Al Qaeda-affiliated groups gaining strength in Syria

 

Official: Al Qaeda-affiliated groups gaining strength in Syria

http://security.blogs.cnn.com/2013/07/21/official-al-qaeda-affiliated-groups-gaining-strength-in-syria

 

 

By Elise Labott, reporting from Aspen, Colorado

 

Editor's note: This is one in a series of stories and opinion pieces

surrounding the Aspen Security Forum. which took place from July 17 to 20 in

Aspen, Colorado. Security Clearance was a media sponsor of the event.

 

Al Qaeda-affiliated groups are gaining strength in Syria, giving an edge to

extremists in the country, a top military intelligence official said

Saturday.

 

David Shedd, deputy director of the Defense Intelligence Agency, told the

Aspen Security Forum that extremist groups such as Jabhat al-Nusra, which

has publicly pledged allegiance to al Qaeda, have been the most successful

in operations against troops loyal to President Bashar al-Assad.

 

"It is very clear over the last two years they have grown in size, grown in

capability and ruthlessly grown in effectiveness. Their ability to take the

fight to the regime and Hezbollah in a very direct way has been, among those

groups, the most effective," he said.

 

Left unchecked, he said, more radical elements of the opposition would have

a greater role, eclipsing moderates in a post-Assad Syria. "They will not go

home when it is over," Shedd said. "They will fight for that space. They are

there for the long haul."

 

 

Shedd said at least 1,200 rebel factions have been identified in Syria.
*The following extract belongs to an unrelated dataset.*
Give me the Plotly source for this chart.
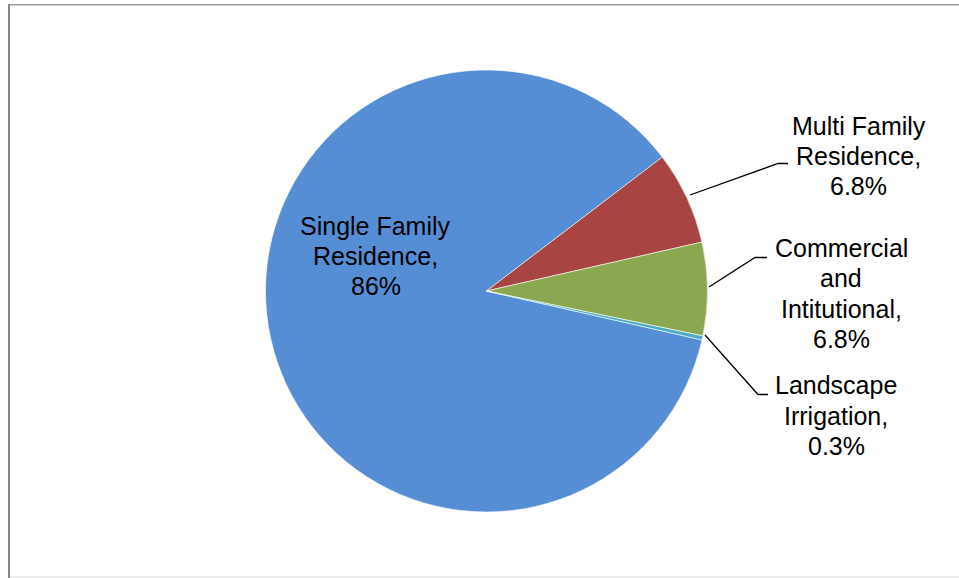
import plotly.graph_objects as go

# Water use by customer class
categories = ["Single Family Residence", "Multi Family Residence",
              "Commercial and Intitutional", "Landscape Irrigation"]
shares = [86, 6.8, 6.8, 0.3]
label_lines = [["Single Family", "Residence,"],
               ["Multi Family", "Residence,"],
               ["Commercial", "and", "Intitutional,"],
               ["Landscape", "Irrigation,"]]
colors = ["#558ED5", "#A84542", "#8BA74F", "#4BACC6"]

W, H = 959, 578


def px(x):
    return x / W


def py(y):
    return 1 - y / H


# pie geometry (pixels)
cx, cy, r = 486.5, 291, 221

fig = go.Figure(go.Pie(
    labels=categories,
    values=shares,
    sort=False,
    direction="clockwise",
    rotation=102.8,
    textinfo="none",
    hoverinfo="label+percent",
    marker=dict(colors=colors, line=dict(color="white", width=0.6)),
    domain=dict(x=[px(cx - r), px(cx + r)], y=[py(cy + r), py(cy - r)]),
    showlegend=False,
))


def fmt(v):
    return f"{v:g}%"


# label block: centre x and y of its first line, line pitch in pixels
label_pos = [(375.5, 225.5), (858.5, 125.5), (841, 248), (836, 385.5)]
line_pitch = 30.3
annotations = []
for lines, v, (lx, ly) in zip(label_lines, shares, label_pos):
    for i, line in enumerate(lines + [fmt(v)]):
        annotations.append(dict(
            x=px(lx), y=py(ly + i * line_pitch), xref="paper", yref="paper",
            text=line, showarrow=False,
            xanchor="center", yanchor="middle", align="center",
            font=dict(family="Liberation Sans, Arial", size=25, color="black"),
        ))

# leader lines from slices to outside labels
leaders = [
    [(690, 195), (778, 163.5), (788, 163.5)],
    [(709, 287), (755, 257.5), (767, 257.5)],
    [(705, 335), (758, 394.5), (768, 394.5)],
]
shapes = []
for pts in leaders:
    path = "M " + " L ".join(f"{px(x)},{py(y)}" for x, y in pts)
    shapes.append(dict(type="path", path=path, xref="paper", yref="paper",
                       line=dict(color="black", width=1.3)))

# chart frame: darker left edge, lighter top and bottom
frame = [
    ((9, 4), (9, 578), "#858585", 2),
    ((8, 4.8), (959, 4.8), "#9A9A9A", 1.6),
    ((10, 577), (959, 577), "#DADADA", 1),
]
for (x0, y0), (x1, y1), c, w in frame:
    shapes.append(dict(type="line", xref="paper", yref="paper",
                       x0=px(x0), y0=py(y0), x1=px(x1), y1=py(y1),
                       line=dict(color=c, width=w)))

fig.update_layout(
    width=W, height=H,
    margin=dict(l=0, r=0, t=0, b=0),
    paper_bgcolor="white", plot_bgcolor="white",
    annotations=annotations, shapes=shapes,
)

fig.write_html("out.html")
The

U.S. ability to distinguish "good guys" from "bad guys" inside Syria was

limited, but it was critical to do so in order to determine which groups to

support, he said.

 

Shedd said that the core al Qaeda leadership in Pakistan is providing

"spiritual direction" to its affiliates in Syria and "has been far more

active publicly with the leadership" of those groups. "There is a flow of

fighters into Syria that come from that side of the world," he said.

 

Shedd said one option could see al-Assad relocating to the largely Alawite

area along the Northern coast, creating an enclave and leaving opposition

groups fighting to gain control of Syrian territory.

 

He voiced concern about the Syrian civil war spilling over into neighboring

Jordan, Iraq and Lebanon, where he predicted the government there could fall

in a post-Assad Syria.

 

Fighters from al Qaeda in Iraq, Shedd said, are also getting valuable

battlefield experience in Syria and could return home to Iraq to create

further trouble.

 

On Afghanistan, Shedd cautioned against leaving no U.S. troops in

Afghanistan after 2014, warning the capacity of the Afghan army and police,

while improved over the past several years, remains fragile.

 

Senior U.S. officials have said President Barack Obama was considering a

withdrawal to the "zero option," leaving no U.S. troops in Afghanistan

beyond the planned deadline of 2014.

 

"I'm very concerned that if it were to go to zero, there would be a much

greater fallback to the old ways and challenges with the ANSF (Afghan

National Security Forces)," Shedd said.

 

He said the Afghan forces still need training on gathering intelligence and

implementing it on the battlefield, calling the bilateral security agreement

for the United States to train and equip the Afghan forces being negotiated

between the two countries "critical."